The Rev. Daniel Medina feels at home at church and in the classroom.
The clergyman recently became pastor at Miami Lakes Congregational United Church of Christ.
“We’re working together to elevate the entire consciousness of the community,” Medina, 52, said about the church, which he hopes will become a “beacon of Miami Lakes, but in whatever way God reveals that organically without rushed intentions or agendas.”
Medina wants all who walk through the church’s doors to feel welcome.
“We are all, including me, on a journey with God,” Medina said. “I always tell people, ‘Don’t let the collar fool you, I need God as much as everybody else does.’”
He also teaches at South Dade Senior High School near Homestead, and leads classes in philosophy, world religions, world history and psychology.
In November, Medina was nominated teacher of the year at the school. He is among educators who may be considered for the district-wide distinction to be announced in January, a schools spokeswoman said.
“I have found that when students see you in love with what you’re teaching and when you really show joy in what you are teaching, it’s contagious,” Medina said. “Because young lives are hungry.”
Medina is also an instructor at Johnnie Colemon Theological Seminary in Miami Gardens.
Among the lessons he shares with churchgoers: “Faith is not about having the answers, but knowing how to live with the questions,” Medina said.
“God does not see us as sinners,” he said. “He sees us as saints and we need to begin to live into what we really are.
“The moment that we begin to live the way God already sees us, then we will transform ourselves and the world,” Medina said.
He brings extensive life experience to the pulpit and classroom.
Medina served eight years in the U.S. Army, including in Panama, and left in 2001 as a non-commissioned sergeant.
The military galvanized what he already knew should be his path, he said.
“It was very important as part of my spiritual formation,” Medina said. “I realized that the way to really manage conflict is not through the barrel of a gun. It’s through non-violence, through justice.”

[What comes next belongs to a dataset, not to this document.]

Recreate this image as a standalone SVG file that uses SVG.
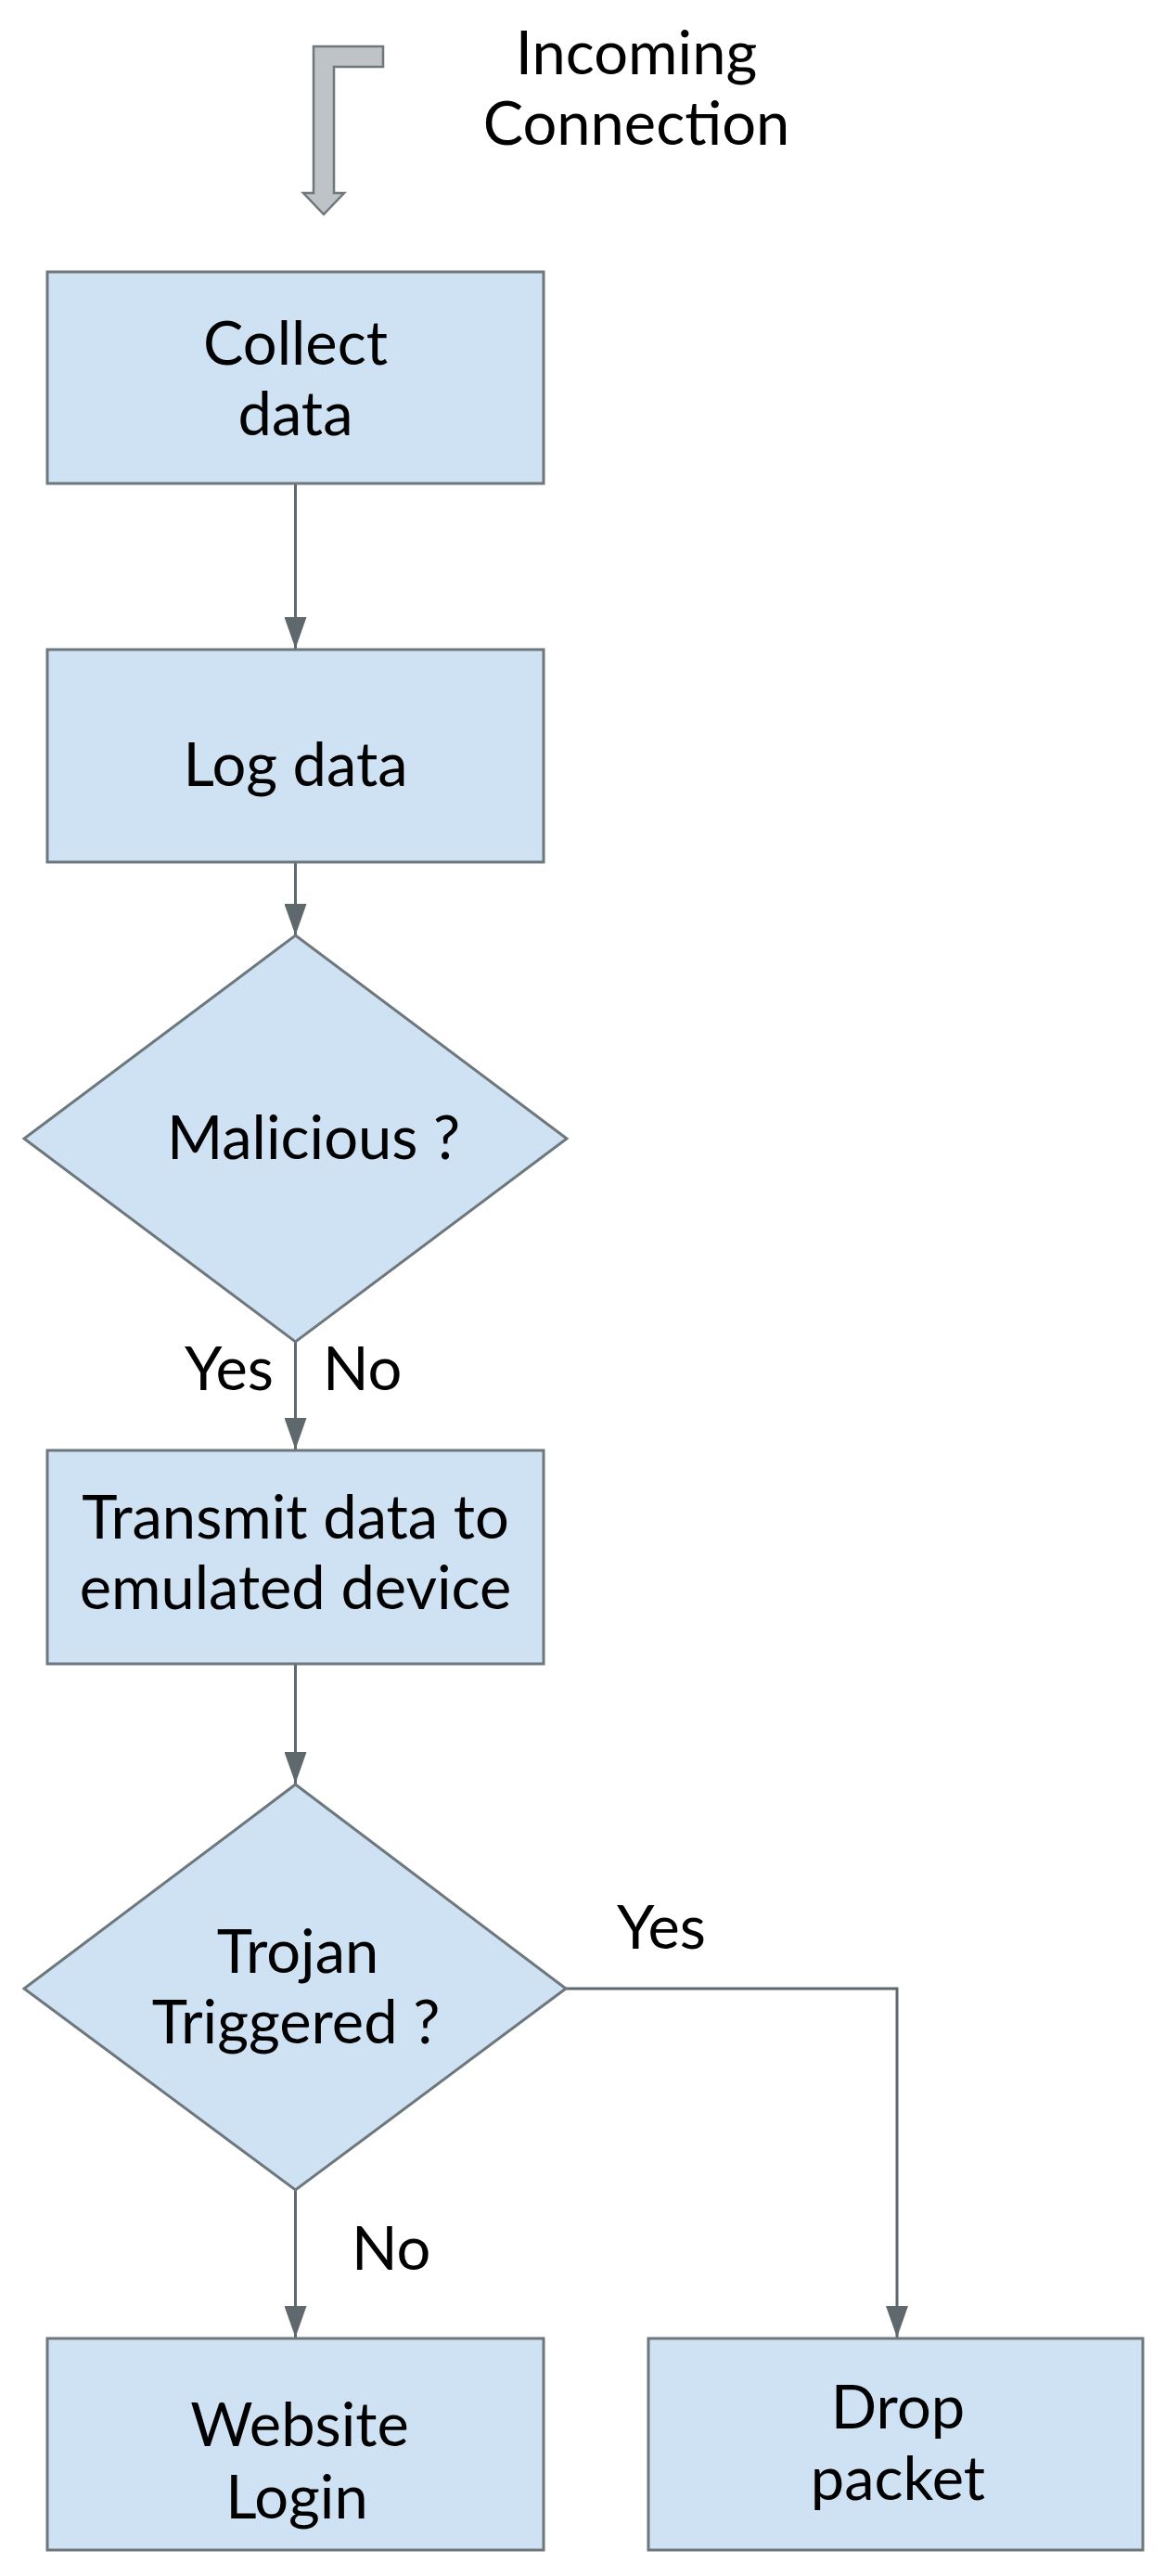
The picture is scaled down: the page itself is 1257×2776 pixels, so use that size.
<svg xmlns="http://www.w3.org/2000/svg" width="1257" height="2776" viewBox="0 0 1257 2776">
<style>
.node { fill: #cfe2f3; stroke: #6d777c; stroke-width: 3; }
.lbl { font-family: Lato, "Open Sans", "Liberation Sans", sans-serif; font-size: 65px; fill: #000; }
.mid { text-anchor: middle; }
.conn { fill: none; stroke: #5f686c; stroke-width: 3; marker-end: url(#ah); }
</style>
<defs>
<marker id="ah" markerUnits="userSpaceOnUse" markerWidth="34" markerHeight="24" viewBox="0 0 34 24" refX="34" refY="12" orient="auto">
<path d="M0,0 L34,12 L0,24 Z" fill="#5f686c"/>
</marker>
</defs>
<rect width="1257" height="2776" fill="#ffffff"/>

<g id="incoming">
<polygon points="338,50 413,50 413,72 360,72 360,208 371,208 349,231 327,208 338,208" fill="#bdc3c6" stroke="#6d777c" stroke-width="2.5"/>
<text class="lbl mid" x="686" y="80">Incoming</text>
<text class="lbl mid" x="686" y="156">Connection</text>
</g>

<g id="connectors">
<path class="conn" d="M318.5,521 L318.5,699"/>
<path class="conn" d="M318.5,929 L318.5,1008"/>
<path class="conn" d="M318.5,1446 L318.5,1562"/>
<path class="conn" d="M318.5,1793 L318.5,1922"/>
<path class="conn" d="M318.5,2360 L318.5,2519"/>
<path class="conn" d="M610,2143 L967,2143 L967,2519"/>
<text class="lbl" x="199" y="1498">Yes</text>
<text class="lbl" x="348" y="1498">No</text>
<text class="lbl" x="665" y="2100">Yes</text>
<text class="lbl" x="379" y="2446">No</text>
</g>

<g id="collect">
<rect class="node" x="51" y="293" width="535" height="228"/>
<text class="lbl mid" x="318.5" y="393">Collect</text>
<text class="lbl mid" x="318.5" y="469">data</text>
</g>

<g id="log">
<rect class="node" x="51" y="700" width="535" height="229"/>
<text class="lbl mid" x="318.5" y="847">Log data</text>
</g>

<g id="malicious">
<polygon class="node" points="318.5,1008 611,1227 318.5,1446 26,1227"/>
<text class="lbl mid" x="338" y="1249">Malicious ?</text>
</g>

<g id="transmit">
<rect class="node" x="51" y="1563" width="535" height="230"/>
<text class="lbl mid" x="318.5" y="1658">Transmit data to</text>
<text class="lbl mid" x="318.5" y="1734">emulated device</text>
</g>

<g id="trojan">
<polygon class="node" points="318.5,1923 610,2143 318.5,2360 26,2143"/>
<text class="lbl mid" x="321" y="2126">Trojan</text>
<text class="lbl mid" x="319" y="2202">Triggered ?</text>
</g>

<g id="website">
<rect class="node" x="51" y="2520" width="535" height="228"/>
<text class="lbl mid" x="323" y="2636">Website</text>
<text class="lbl mid" x="320" y="2714">Login</text>
</g>

<g id="drop">
<rect class="node" x="699" y="2520" width="533" height="228"/>
<text class="lbl mid" x="968" y="2617">Drop</text>
<text class="lbl mid" x="968" y="2694">packet</text>
</g>
</svg>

Medina grew up in the Little Havana section of Miami where he still lives with his wife Victoria. He has a 22-year-old son and two stepsons.

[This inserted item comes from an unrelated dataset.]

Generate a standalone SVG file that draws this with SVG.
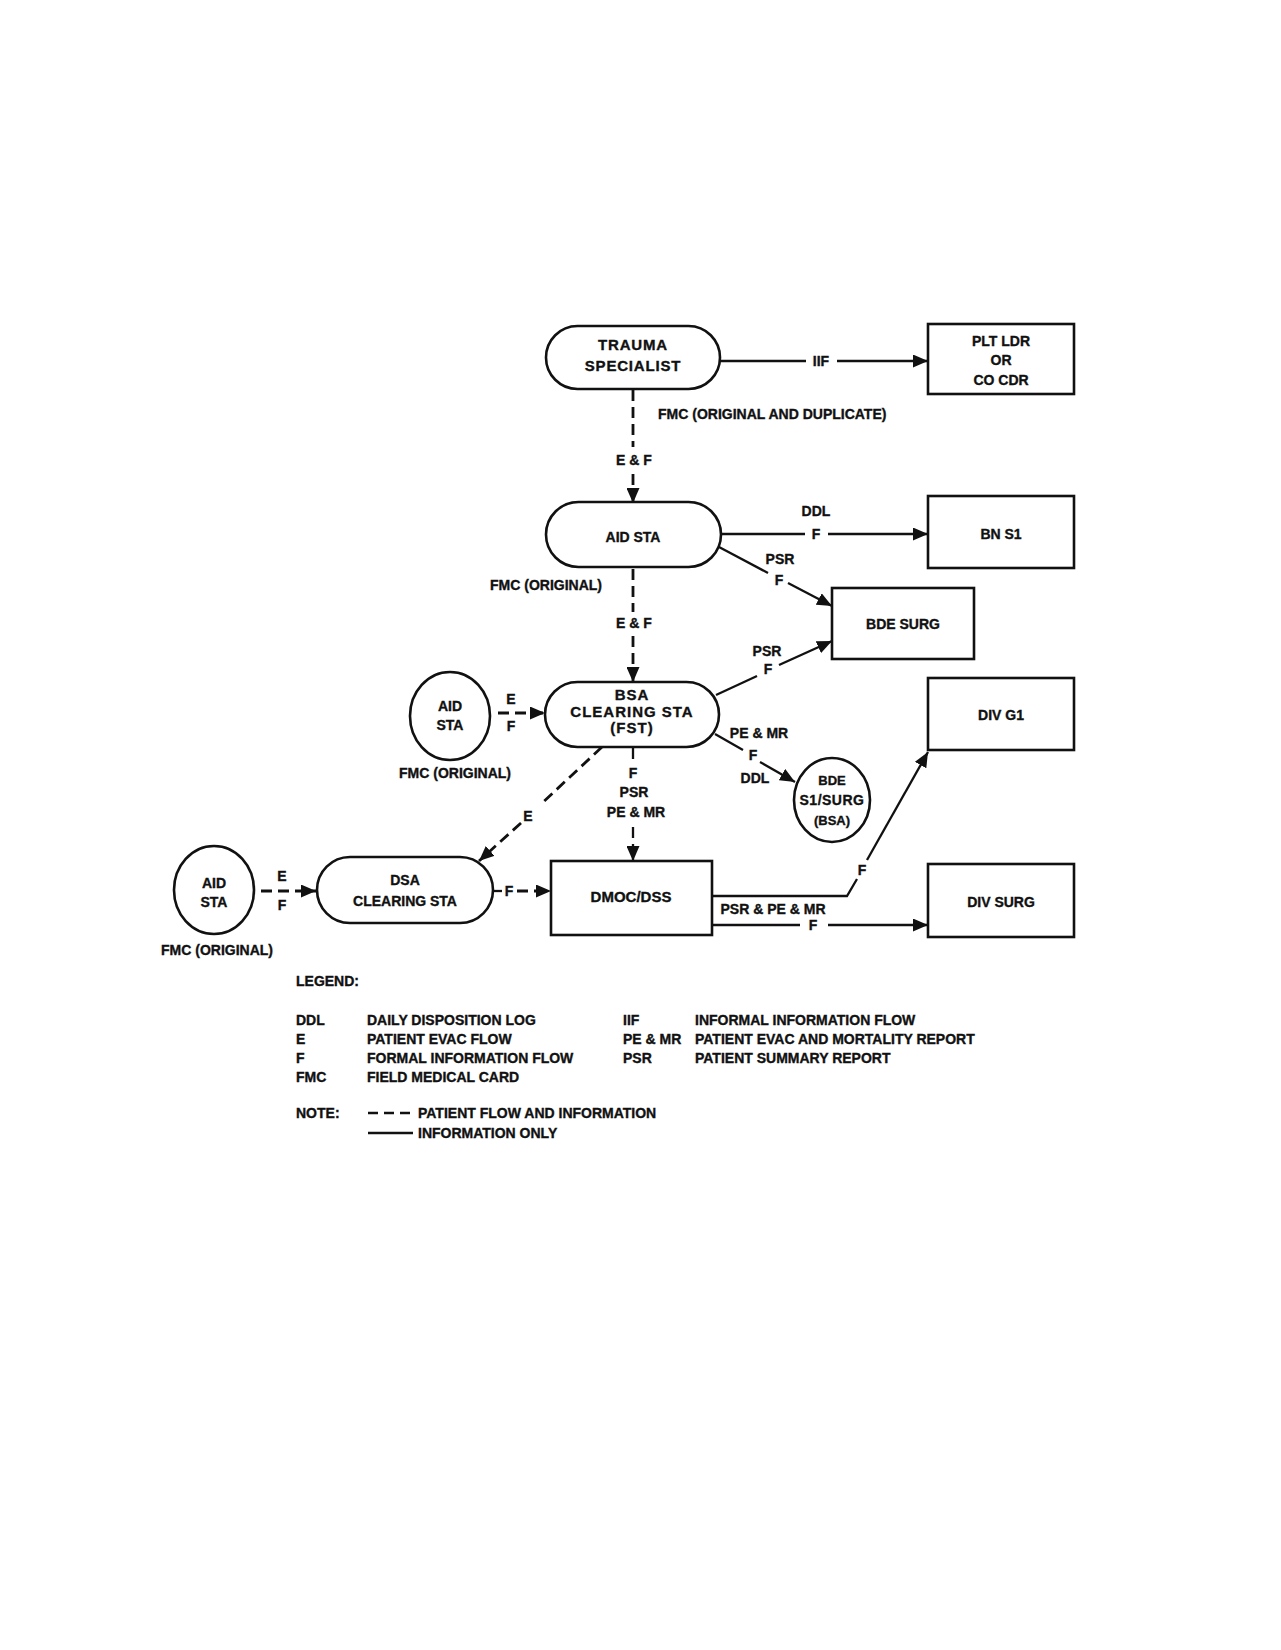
<svg xmlns="http://www.w3.org/2000/svg" width="1281" height="1650" viewBox="0 0 1281 1650">
<style>
text{font-family:"Liberation Sans",Arial,sans-serif;font-weight:bold;font-size:14px;fill:#111;stroke:#111;stroke-width:0.35px}
.c{text-anchor:middle}
.node{fill:#fff;stroke:#111;stroke-width:2.6}
.ln{fill:none;stroke:#111;stroke-width:2.3}
.ds{fill:none;stroke:#111;stroke-width:2.8;stroke-dasharray:11 6}
.wide{font-size:15px;letter-spacing:1px}
</style>
<defs>
<marker id="ah" markerUnits="userSpaceOnUse" markerWidth="15" markerHeight="13" refX="15" refY="6.5" orient="auto">
<path d="M0,0 L15,6.5 L0,13 z" fill="#111"/>
</marker>
</defs>
<rect width="1281" height="1650" fill="#fff"/>

<g id="connectors">
<path class="ln" d="M720,361 H806 M837,361 H928" marker-end="url(#ah)"/>
<text class="c" x="821" y="366">IIF</text>
<path class="ds" d="M633,390 V447" />
<path class="ds" d="M633,474 V503" marker-end="url(#ah)"/>
<text class="c" x="634" y="465">E &amp; F</text>
<text x="658" y="419">FMC (ORIGINAL AND DUPLICATE)</text>

<path class="ln" d="M720,534 H805 M828,534 H928" marker-end="url(#ah)"/>
<text class="c" x="816" y="516">DDL</text>
<text class="c" x="816" y="539">F</text>
<path class="ln" d="M719,547 L768,573"/>
<path class="ln" d="M788,583 L832,606" marker-end="url(#ah)"/>
<text class="c" x="780" y="564">PSR</text>
<text class="c" x="779" y="585">F</text>

<path class="ds" d="M633,569 V612"/>
<path class="ds" d="M633,636 V682" marker-end="url(#ah)"/>
<text class="c" x="634" y="628">E &amp; F</text>
<text x="490" y="590">FMC (ORIGINAL)</text>

<path class="ln" d="M716,695 L757,676"/>
<path class="ln" d="M779,665 L832,641" marker-end="url(#ah)"/>
<text class="c" x="767" y="656">PSR</text>
<text class="c" x="768" y="674">F</text>

<path class="ds" d="M498,713 H545" marker-end="url(#ah)"/>
<text class="c" x="511" y="704">E</text>
<text class="c" x="511" y="731">F</text>
<text x="399" y="778">FMC (ORIGINAL)</text>

<path class="ln" d="M715,734 L743,750"/>
<path class="ln" d="M760,762 L795,782" marker-end="url(#ah)"/>
<text class="c" x="759" y="738">PE &amp; MR</text>
<text class="c" x="753" y="760">F</text>
<text class="c" x="755" y="783">DDL</text>

<path class="ln" d="M633,748 V759"/>
<path class="ln" d="M633,827 V838"/>
<path class="ln" d="M633,844 V861" marker-end="url(#ah)"/>
<text class="c" x="633" y="778">F</text>
<text class="c" x="634" y="797">PSR</text>
<text class="c" x="636" y="817">PE &amp; MR</text>

<path class="ds" d="M602,747 L540,805"/>
<path class="ds" d="M521,823 L479,861" marker-end="url(#ah)"/>
<text class="c" x="528" y="821">E</text>

<path class="ds" d="M261,891 H316" marker-end="url(#ah)"/>
<text class="c" x="282" y="881">E</text>
<text class="c" x="282" y="910">F</text>
<text x="161" y="955">FMC (ORIGINAL)</text>

<path class="ln" d="M493,891 H502"/>
<path class="ds" d="M517,891 H551" marker-end="url(#ah)"/>
<text class="c" x="509" y="896">F</text>

<path class="ln" d="M712,896 H847 L857,879"/>
<path class="ln" d="M867,860 L928,752" marker-end="url(#ah)"/>
<text class="c" x="862" y="875">F</text>

<path class="ln" d="M712,925 H800 M828,925 H928" marker-end="url(#ah)"/>
<text class="c" x="773" y="914">PSR &amp; PE &amp; MR</text>
<text class="c" x="813" y="930">F</text>
</g>

<g id="trauma-specialist">
<rect class="node" x="546" y="326" width="174" height="63" rx="31.5"/>
<text class="c" x="633" y="350" style="font-size:15px;letter-spacing:0.8px">TRAUMA</text>
<text class="c" x="633" y="371" style="font-size:15px;letter-spacing:0.8px">SPECIALIST</text>
</g>
<g id="plt-ldr">
<rect class="node" x="928" y="324" width="146" height="70"/>
<text class="c" x="1001" y="346">PLT LDR</text>
<text class="c" x="1001" y="365">OR</text>
<text class="c" x="1001" y="385">CO CDR</text>
</g>
<g id="aid-sta-1">
<rect class="node" x="546" y="502" width="175" height="65" rx="32.5"/>
<text class="c" x="633" y="542">AID STA</text>
</g>
<g id="bn-s1">
<rect class="node" x="928" y="496" width="146" height="72"/>
<text class="c" x="1001" y="539">BN S1</text>
</g>
<g id="bde-surg">
<rect class="node" x="832" y="588" width="142" height="71"/>
<text class="c" x="903" y="629">BDE SURG</text>
</g>
<g id="bsa-clearing-sta">
<rect class="node" x="545" y="682" width="174" height="65" rx="32.5"/>
<text class="c wide" x="632" y="700">BSA</text>
<text class="c wide" x="632" y="717">CLEARING STA</text>
<text class="c wide" x="632" y="733">(FST)</text>
</g>
<g id="aid-sta-2">
<ellipse class="node" cx="450" cy="716" rx="40" ry="44"/>
<text class="c" x="450" y="711">AID</text>
<text class="c" x="450" y="730">STA</text>
</g>
<g id="div-g1">
<rect class="node" x="928" y="678" width="146" height="72"/>
<text class="c" x="1001" y="720">DIV G1</text>
</g>
<g id="bde-s1-surg">
<ellipse class="node" cx="832" cy="800" rx="38" ry="42"/>
<text class="c" x="832" y="785" style="font-size:13px">BDE</text>
<text class="c" x="832" y="805" style="letter-spacing:0.5px">S1/SURG</text>
<text class="c" x="832" y="825" style="font-size:13px">(BSA)</text>
</g>
<g id="aid-sta-3">
<ellipse class="node" cx="214" cy="890" rx="40" ry="44"/>
<text class="c" x="214" y="888">AID</text>
<text class="c" x="214" y="907">STA</text>
</g>
<g id="dsa-clearing-sta">
<rect class="node" x="317" y="857" width="176" height="66" rx="33"/>
<text class="c" x="405" y="885">DSA</text>
<text class="c" x="405" y="906">CLEARING STA</text>
</g>
<g id="dmoc-dss">
<rect class="node" x="551" y="861" width="161" height="74"/>
<text class="c" x="631" y="902" style="font-size:15px">DMOC/DSS</text>
</g>
<g id="div-surg">
<rect class="node" x="928" y="864" width="146" height="73"/>
<text class="c" x="1001" y="907">DIV SURG</text>
</g>

<g id="legend">
<text x="296" y="986">LEGEND:</text>
<text x="296" y="1025">DDL</text>
<text x="367" y="1025">DAILY DISPOSITION LOG</text>
<text x="296" y="1044">E</text>
<text x="367" y="1044">PATIENT EVAC FLOW</text>
<text x="296" y="1063">F</text>
<text x="367" y="1063">FORMAL INFORMATION FLOW</text>
<text x="296" y="1082">FMC</text>
<text x="367" y="1082">FIELD MEDICAL CARD</text>
<text x="623" y="1025">IIF</text>
<text x="695" y="1025">INFORMAL INFORMATION FLOW</text>
<text x="623" y="1044">PE &amp; MR</text>
<text x="695" y="1044">PATIENT EVAC AND MORTALITY REPORT</text>
<text x="623" y="1063">PSR</text>
<text x="695" y="1063">PATIENT SUMMARY REPORT</text>
<text x="296" y="1118">NOTE:</text>
<path class="ln" d="M368,1113 H413" style="stroke-dasharray:10 6"/>
<text x="418" y="1118">PATIENT FLOW AND INFORMATION</text>
<path class="ln" d="M368,1133 H413"/>
<text x="418" y="1138">INFORMATION ONLY</text>
</g>
</svg>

Medina said his education includes graduating from Miami Senior High School in 1987; Miami Dade College for jazz studies; a Bachelor of Science degree in criminalistics and criminal science from Florida International University and a master’s degree in Education from the University of Oklahoma.
He received a Master of Divinity degree and a Doctorate of Ministry degree from St. Thomas University.
As a child, Medina remembers driving through Miami Lakes with his father, an insurance salesman.
“… I would always drive by that church, never having the slightest, possible idea that I would ever, ever be associated with it,” he said.
Before Sunday services, Medina says he goes to the church early to enjoy how “peacefully quiet” it is.
“The light that just breaks through the steeple just brings light to the entire sanctuary,” he said.
“And that’s my hope,” Medina said. “That while we’re all there together, that we learn to be peaceful, that we learn to be a presence and that we learn that in the midst of darkness, we will always shed light.”